Целомудрие — это постоянный и радостный опыт Православной Церкви (по крайней людей, составляющей лучшую часть Церкви). Проблема состоит в том, что понять радость этого опыта можно только приобщившись, прикоснувшись к нему. В православном понимании целомудрие — это свобода. Свобода от тех действий, которая ожидает от тебя твоя дворовая компания, друзья, одноклассники… Можно сказать, что целомудрие — это умение плыть против течения.
— Я не совсем понимаю, как это возможно. Мне кажется, это искусственное усечение человеческой сложности.
— Это означает, что надо быть самим собой, жить из себя. Не играть социальную роль, но действовать и говорить из той глубины, которая в тебе есть. То, чему учит христианство — это восхождение на тот уровень, где игра исчезает.
— Мне не доводилось встречать человека не играющего. Сомневаюсь, что такой феномен вообще возможен.
— Но тот же отец Иоанн Крестьянкин одинаков со всеми. Или преподобный Серафим Саровский, который каждого встречал словами: «Радость моя, Христос воскресе…». Так что это возможно. Другое дело, что актеру, пытающемуся жить чужими мыслями и страстями, тем более трудно сохранять целостность.

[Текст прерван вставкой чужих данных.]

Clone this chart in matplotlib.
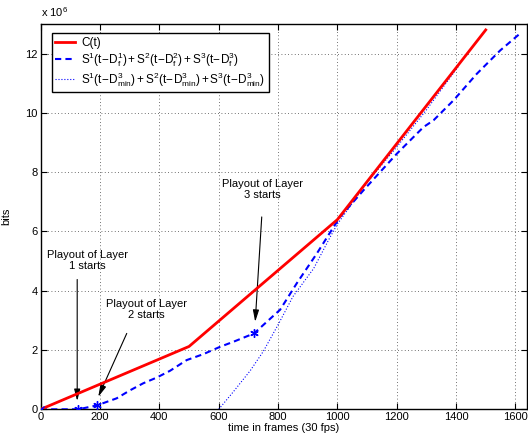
import matplotlib
matplotlib.use("Agg")
import matplotlib.pyplot as plt

plt.rcParams['font.family'] = ['Liberation Sans', 'DejaVu Sans']
plt.rcParams['mathtext.fontset'] = 'custom'
plt.rcParams['mathtext.rm'] = 'Liberation Sans'
plt.rcParams['mathtext.it'] = 'Liberation Sans'
plt.rcParams['mathtext.default'] = 'regular'

# C(t): cumulative bits (x 1e6)
c_t = [0, 500, 1000, 1500]
c_bits = [0, 2.12, 6.4, 12.8]

# S(t - D_f): playout with per-layer delays
sf_t = [0, 127, 189, 256, 301, 346, 391, 436, 492, 548, 605, 650, 719,
        807, 863, 931, 987, 1009, 1088, 1201, 1290, 1324, 1392, 1470, 1549, 1617]
sf_bits = [0, 0, 0.13, 0.37, 0.64, 0.88, 1.07, 1.30, 1.66, 1.86, 2.11, 2.28, 2.56,
           3.36, 4.25, 5.26, 6.15, 6.49, 7.39, 8.63, 9.52, 9.75, 10.43, 11.32, 12.11, 12.69]

# S(t - D_min): all layers with the same minimal delay
smin_t = [600, 650, 706, 750, 800, 850, 920, 975, 1000, 1100, 1200, 1300, 1410]
smin_bits = [0, 0.6, 1.3, 1.95, 2.85, 3.8, 4.75, 5.8, 6.25, 7.65, 8.85, 10.1, 11.6]

# playout start markers
start_t = [127, 189, 719]
start_bits = [0, 0.13, 2.56]

xticks = [0, 200, 400, 600, 800, 1000, 1200, 1400, 1600]
yticks = [0, 2, 4, 6, 8, 10, 12]

labels = ['C(t)',
          r'$S^1(t\!-\!D_f^1) + S^2(t\!-\!D_f^2) + S^3(t\!-\!D_f^3)$',
          r'$S^1(t\!-\!D^3_{min}) + S^2(t\!-\!D^3_{min}) + S^3(t\!-\!D^3_{min})$']

annotations = [
    ("Playout of Layer\n1 starts", (158, 5.03), (123, 4.38), (123, 0.28)),
    ("Playout of Layer\n2 starts", (356, 3.36), (290, 2.56), (194, 0.42)),
    ("Playout of Layer\n3 starts", (748, 7.42), (745, 6.49), (723, 2.95)),
]

fig = plt.figure(figsize=(5.28, 4.37), dpi=100)
ax = fig.add_axes([0.0771, 0.0634, 0.9215, 0.8817])

ax.plot(c_t, c_bits, color=(1, 0, 0), lw=2.0, label=labels[0], zorder=4)
ax.plot(sf_t, sf_bits, color=(0, 0, 1), lw=1.5, dashes=(3, 2), label=labels[1], zorder=3)
ax.plot(smin_t, smin_bits, color=(0, 0, 1), lw=0.8, ls=':', label=labels[2], zorder=2)
ax.plot(start_t, start_bits, ls='none', marker=(6, 2, 0), ms=6, mec=(0, 0, 1), mew=1.0, zorder=5)
ax.plot([0], [0], ls='none', marker='x', ms=5, mec=(0, 0, 1), mew=1.0, zorder=5)

for txt, tpos, a0, a1 in annotations:
    ax.text(tpos[0], tpos[1], txt, ha='center', va='center', multialignment='center',
            fontsize=8, linespacing=1.1)
    ax.annotate('', xy=a1, xytext=a0,
                arrowprops=dict(arrowstyle='-|>,head_length=0.7,head_width=0.18',
                                color='black', lw=0.8, shrinkA=0, shrinkB=0,
                                mutation_scale=10))

ax.set_xlim(0, 1640)
ax.set_ylim(0, 13)
ax.set_xticks(xticks)
ax.set_yticks(yticks)
ax.set_xticklabels([str(v) for v in xticks])
ax.set_yticklabels([str(v) for v in yticks])
ax.tick_params(direction='in', top=True, right=True, length=4, width=0.8,
               labelsize=8, pad=2)
ax.grid(True, color='#444444', ls=(0, (1, 3)), lw=0.6)
for s in ax.spines.values():
    s.set_linewidth(1.0)

ax.set_xlabel('time in frames (30 fps)', fontsize=8, labelpad=1)
ax.set_ylabel('bits', fontsize=8, labelpad=10)
ax.text(0.0, 1.012, r'x 10$^6$', transform=ax.transAxes, ha='left', va='bottom', fontsize=8)

leg = ax.legend(loc='upper left', bbox_to_anchor=(0.0226, 0.976), fontsize=8.5,
                frameon=True, fancybox=False, framealpha=1, edgecolor='black',
                handlelength=1.7, handletextpad=0.5, labelspacing=0.1,
                borderpad=0.3, borderaxespad=0)
leg.get_frame().set_linewidth(1.0)

fig.savefig('out.png', dpi=100)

Церковь не запрещает работы актера, а лишь замечает, что его занятие стоит в ряду духовно опасных. Духовно опасных профессий много. Одна из них — служение судьи (ибо она связана с ежедневным нарушением буквального смысла евангельской заповеди «не судите»). Еще одна зона риска — работа учителя («Братия мои! не многие делайтесь учителями, зная, что мы подвергнемся большему осуждению» — Иак. 3,1). А разве нет духовного риска в послушании епископа, которому приходится ежедневно выслушивать высокие слова, относящиеся к его сану, но при этом нужно научиться не относить эти знаки почтения к своей собственной личности и к своим собственным достоинствам, то есть — быть сияющим образом Христа на Литургии и просто монахом — в келье…
Рискует и богослов («зачем ты говоришь о Боге, вместо того, чтобы говорить к Богу?»). Быть экономом в монастыре — это тоже дело, опасное для души, поскольку он встречается с разными спонсорами, закупает продукты, много времени проводит вне монастыря, а это для монаха довольно гибельно. Но, тем не менее, Церковь назначает такое послушание, так как это необходимо для других людей. Просто христианин может и даже должен порою подвергать себя опасностям — ради того, чтобы послужить ближним. Служения епископа, судьи, учителя нужны людям. И мир культуры тоже людям нужен, а значит нужны и те, кто могли бы работать в мире искусства, в том числе и актерского, принося с собою в этот мир весть о той глубине человеческой души, которая раскрылась только в Евангелии.
Актер рискует? — Значит, тем более он нуждается в помощи Церковных Таинств, в молитве о нем и в молитве своей. Но страшно представить духовные последствия для актера, играющего Христа, пытающегося вжиться в образ Христа, говорить, действовать от Его имени…
— В процессе православного обряда бывает ряд моментов, когда священник становится Христом. Определите, пожалуйста, в чем принципиальное различие между актером, играющим Христа, и священником, повторяющим во время, например. Таинства Евжаристии жесты и слова Христа.
— Во-первых, священник это делает не по собственной воле, поскольку богослужение в Церкви для него послушание. Во-вторых, священник себя не ощущает играющим Христа, он очень четко понимает, что он не Христос.
— Театр, видимо, неспособен забыть о своем происхождении из культа, и сегодня некоторые режиссеры пытаются воссоздать на сцене подобие обряда, стремятся добиться особого актерского бесстрастия, в каком-то смысле схожего с бесстрастием священника во время обрядового действа, освободить актера от личностного начала, создать пространство, в котором актеры, уходя от сюжета, характера, слова, дают шанс проявиться сверхреальной сущности.